At the beginning of this essay I mentioned that Edward Scissorhands had references of sleeping beauty, this is one of the fairytale conventions, because Edward is like the beast, and he falls in love with Pegs Daughter who is the Beauty, although it would never work because they are just so different, Edward would never be safe in the suburban town and Kim would never be happy in the castle, all locked up. Other fairytales that can relate to this film are fairytales such as Jack and the Beanstalk, the reason I think this is because Peg is a small person, she is tiny, and here she goes into a humongous castle, the door to the castle is twice the size of her, and then she looks up to the big hole in the roof, the size of the hole is engulfing her, making her look really small. At the end of it all we are again given the view of Suburbia, this place is represented as perfect but as we all know after watching the film, looks can be deceiving.

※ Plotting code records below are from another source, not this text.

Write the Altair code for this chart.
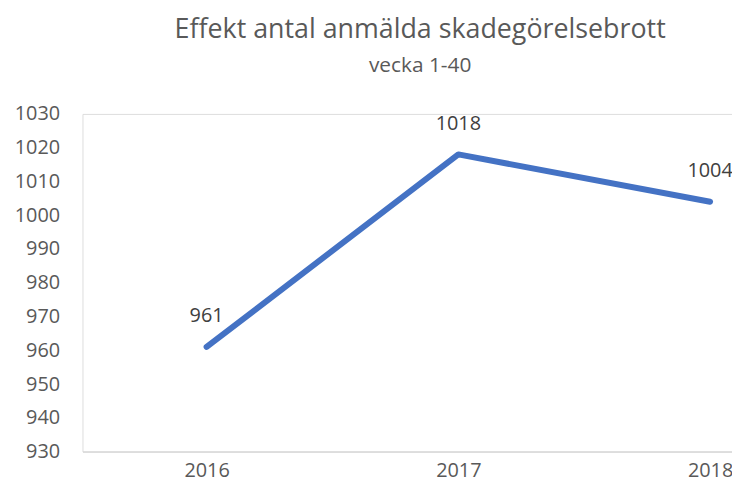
import altair as alt
import pandas as pd

years = [2016, 2017, 2018]
values = [961, 1018, 1004]
y_ticks = list(range(930, 1031, 10))

df = pd.DataFrame({"year": years, "value": values})

FONT = "Open Sans"
AXIS_GRAY = "#595959"

x = alt.X(
    "year:Q",
    scale=alt.Scale(domain=[2015.507, 2018.087], nice=False, zero=False),
    axis=alt.Axis(
        values=years, format="d", title=None, grid=False, ticks=False,
        domainColor="#D9D9D9", domainWidth=1.5,
        labelFont=FONT, labelFontSize=20, labelColor=AXIS_GRAY, labelPadding=9,
        labelFlush=False, labelOverlap=False,
    ),
)
y = alt.Y(
    "value:Q",
    scale=alt.Scale(domain=[930, 1030], nice=False, zero=False),
    axis=alt.Axis(
        values=y_ticks, format="d", title=None, grid=False, ticks=False, domain=False,
        labelFont=FONT, labelFontSize=20, labelColor=AXIS_GRAY, labelPadding=23,
        labelOverlap=False,
    ),
)

base = alt.Chart(df).encode(x=x, y=y)

line = base.mark_line(color="#4472C4", strokeWidth=6, strokeCap="round", strokeJoin="round")
labels = base.mark_text(dy=-31, font=FONT, fontSize=20, color="#404040").encode(
    text=alt.Text("value:Q", format="d")
)

chart = (
    alt.layer(line, labels)
    .properties(
        width=654,
        height=340,
        autosize=alt.AutoSizeParams(type="none"),
        padding={"left": 75, "top": 105, "right": 0, "bottom": 32},
        title=alt.TitleParams(
            text="Effekt antal anmälda skadegörelsebrott",
            subtitle="vecka 1-40",
            anchor="middle",
            dx=13,
            offset=27,
            font=FONT,
            fontSize=27,
            fontWeight="normal",
            color=AXIS_GRAY,
            subtitleFont=FONT,
            subtitleFontSize=21,
            subtitleColor=AXIS_GRAY,
            subtitlePadding=11,
        ),
    )
    .configure_view(stroke="transparent", strokeWidth=0, strokeOpacity=0)
    .configure(background="white")
)

chart.save("out.html", embed_options={"renderer": "svg", "actions": False})
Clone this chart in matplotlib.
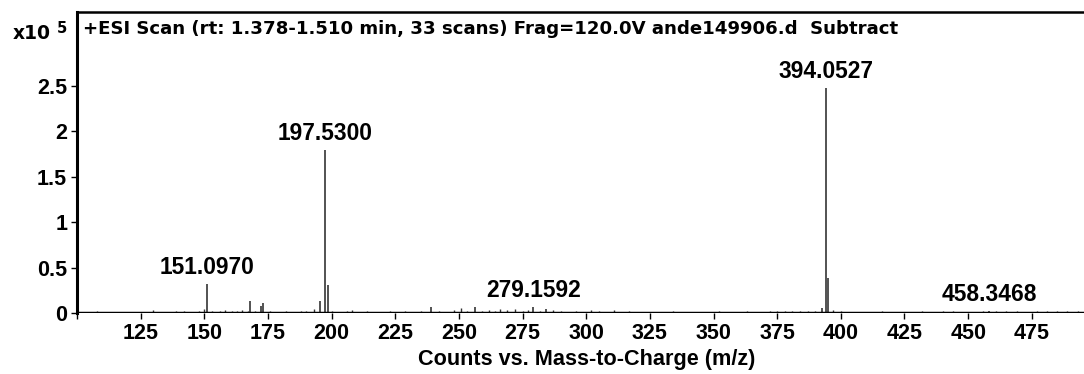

This signifies that although the outside appearance might look perfect, really everything inside looks completely different, and this is just like Edwards, he looks like a monster on in the outside, but on the insides he is nice and just wanted to be understood, accepted, just the other monsters we know, like Frankenstein, looks evil but on the inside is a nice and caring and just wants to be normal. And at some point everyone feels like Edward at some point, everyone sometimes feels misunderstood and excluded and all he wants to do is fit in, but he never can, he isn’t safe in suburbia, where as the castle is the only place he will be. At the same time, Tim Burton, the director of the film, is satirising suburbia. He’s playing of the fact the housewives are shown, or known to be perfect, and by using Edward he’s using the humour and exaggeration, showing a bit what the suburban town is like, criticising the suburban life and what we think about it all. Finally signifying that what we see on the film means something else to what we actually see.